Tethered Monte Carlo: Managing rugged free-energy landscapes with a Helmholtz-potential formalism

TL;DR

This paper introduces the Tethered Monte Carlo method, which uses a Helmholtz-potential formalism to efficiently explore rugged free-energy landscapes, demonstrated through applications in crystallization and magnetic phase transitions.

Contribution

The paper presents a novel tethered Monte Carlo approach that accurately computes Helmholtz free energies and reduces dynamic slowing-down in simulations of complex systems.

Findings

Successfully applied to hard spheres crystallization

Effective in studying phase transitions in disordered magnetic systems

Reduces algorithmic slowing-down in Monte Carlo simulations

Abstract

Tethering methods allow us to perform Monte Carlo simulations in ensembles with conserved quantities.
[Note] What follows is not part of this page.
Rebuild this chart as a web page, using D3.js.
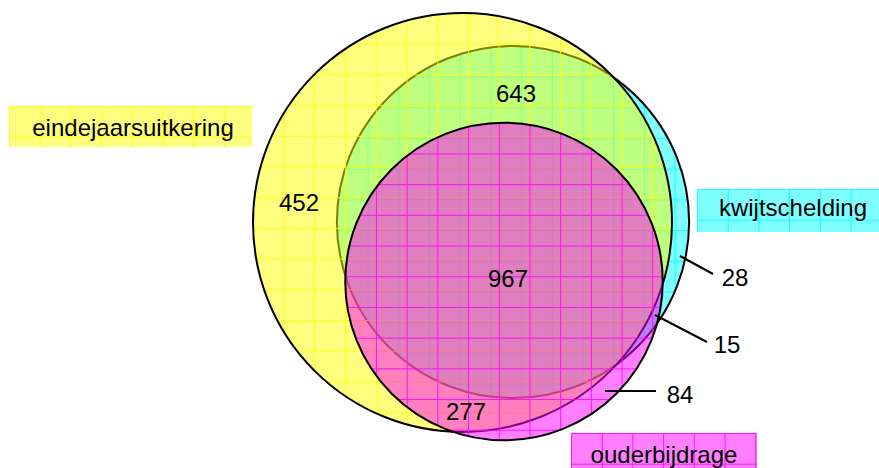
<!DOCTYPE html>
<html>
<head>
<meta charset="utf-8">
<script src="https://cdn.jsdelivr.net/npm/d3@7"></script>
<style>
  body { margin: 0; background: #fff; }
  text { font-family: "Liberation Sans", Arial, Helvetica, sans-serif; fill: #000; }
</style>
</head>
<body>
<div id="chart"></div>
<script>
// Venn diagram: eindejaarsuitkering / kwijtschelding / ouderbijdrage

// sets (drawing order: kwijtschelding first, then eindejaarsuitkering, then ouderbijdrage)
const setKeys = ['K', 'E', 'O'];
const setNames = ['kwijtschelding', 'eindejaarsuitkering', 'ouderbijdrage'];

// region counts and which sets they belong to
const regionValues = [452, 643, 967, 277, 28, 15, 84];
const regionSets = [['E'], ['E', 'K'], ['E', 'K', 'O'], ['E', 'O'], ['K'], ['K', 'O'], ['O']];

// set totals -> circle sizes
const setTotals = setKeys.map(k =>
    d3.sum(regionValues.filter((v, i) => regionSets[i].includes(k))));

const width = 879, height = 468;
const gridStep = 30.7;

const colors = { K: '#00ffff', E: '#ffff00', O: '#ff00ff' };
const centers = { K: [513, 222], E: [462.5, 222.5], O: [504, 281.5] };

const rScale = d3.scaleSqrt()
    .domain([0, d3.max(setTotals)])
    .range([0, 209.5]);

const circles = setKeys.map((k, i) => ({
    key: k,
    name: setNames[i],
    total: setTotals[i],
    cx: centers[k][0],
    cy: centers[k][1],
    r: rScale(setTotals[i])
}));

const svg = d3.select('#chart')
    .append('svg')
    .attr('width', width)
    .attr('height', height);

const defs = svg.append('defs');

// grid pattern anchored at a given origin
function makePattern(id, color, x0, y0) {
    const p = defs.append('pattern')
        .attr('id', id)
        .attr('patternUnits', 'userSpaceOnUse')
        .attr('x', x0)
        .attr('y', y0)
        .attr('width', gridStep)
        .attr('height', gridStep);
    p.append('rect')
        .attr('width', gridStep)
        .attr('height', gridStep)
        .attr('fill', color)
        .attr('fill-opacity', 0.5);
    p.append('path')
        .attr('d', `M0,0.5H${gridStep}M0.5,0V${gridStep}`)
        .attr('stroke', color)
        .attr('stroke-opacity', 0.85)
        .attr('stroke-width', 1);
    return `url(#${id})`;
}

// circles
circles.forEach(c => {
    const fill = makePattern('pat-' + c.key, colors[c.key], c.cx - c.r, c.cy - c.r);
    svg.append('circle')
        .attr('cx', c.cx)
        .attr('cy', c.cy)
        .attr('r', c.r)
        .attr('fill', fill)
        .attr('stroke', '#000')
        .attr('stroke-width', 2);
});

// set labels in coloured boxes
const labelBoxes = {
    E: { x: 9, y: 106, w: 243, h: 41, tx: 133, ty: 136 },
    K: { x: 697, y: 189, w: 182, h: 43, tx: 793, ty: 216 },
    O: { x: 571, y: 433, w: 186, h: 40, tx: 664, ty: 463 }
};

circles.forEach(c => {
    const b = labelBoxes[c.key];
    const fill = makePattern('lab-' + c.key, colors[c.key], b.x, b.y);
    svg.append('rect')
        .attr('x', b.x)
        .attr('y', b.y)
        .attr('width', b.w)
        .attr('height', b.h)
        .attr('fill', fill);
    svg.append('text')
        .attr('x', b.tx)
        .attr('y', b.ty)
        .attr('text-anchor', 'middle')
        .style('font-size', '24px')
        .text(c.name);
});

// region counts
const regionPos = [
    [299, 211], [516, 102], [508, 287], [466, 420], [735, 286], [727, 353], [680, 403]
];
// leader lines for the small regions (index -> line)
const leaders = {
    4: [[680, 256], [713, 274]],
    5: [[655, 315], [707, 342]],
    6: [[605, 391], [656, 391]]
};

Object.entries(leaders).forEach(([i, pts]) => {
    svg.append('line')
        .attr('x1', pts[0][0])
        .attr('y1', pts[0][1])
        .attr('x2', pts[1][0])
        .attr('y2', pts[1][1])
        .attr('stroke', '#000')
        .attr('stroke-width', 2);
});

svg.selectAll('text.count')
    .data(regionValues)
    .join('text')
    .attr('class', 'count')
    .attr('x', (d, i) => regionPos[i][0])
    .attr('y', (d, i) => regionPos[i][1])
    .attr('text-anchor', 'middle')
    .style('font-size', '24px')
    .text(d => d);
</script>
</body>
</html>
Specifically, one couples a reservoir to the physical magnitude of interest, and studies the statistical ensemble where the total magnitude (system+reservoir) is conserved. The reservoir is actually integrated out, which leaves us with a fluctuation-dissipation formalism that allows us to recover the appropriate Helmholtz effective potential with great accuracy. These methods are demonstrating a remarkable flexibility. In fact, we illustrate two very different applications: hard spheres crystallization and the phase transition of the diluted antiferromagnet in a field (the physical realization of the random field Ising model). The tethered approach holds the promise to transform cartoon drawings of corrugated free-energy landscapes into real computations. Besides, it reduces the algorithmic dynamic slowing-down, probably because the conservation law holds non-locally.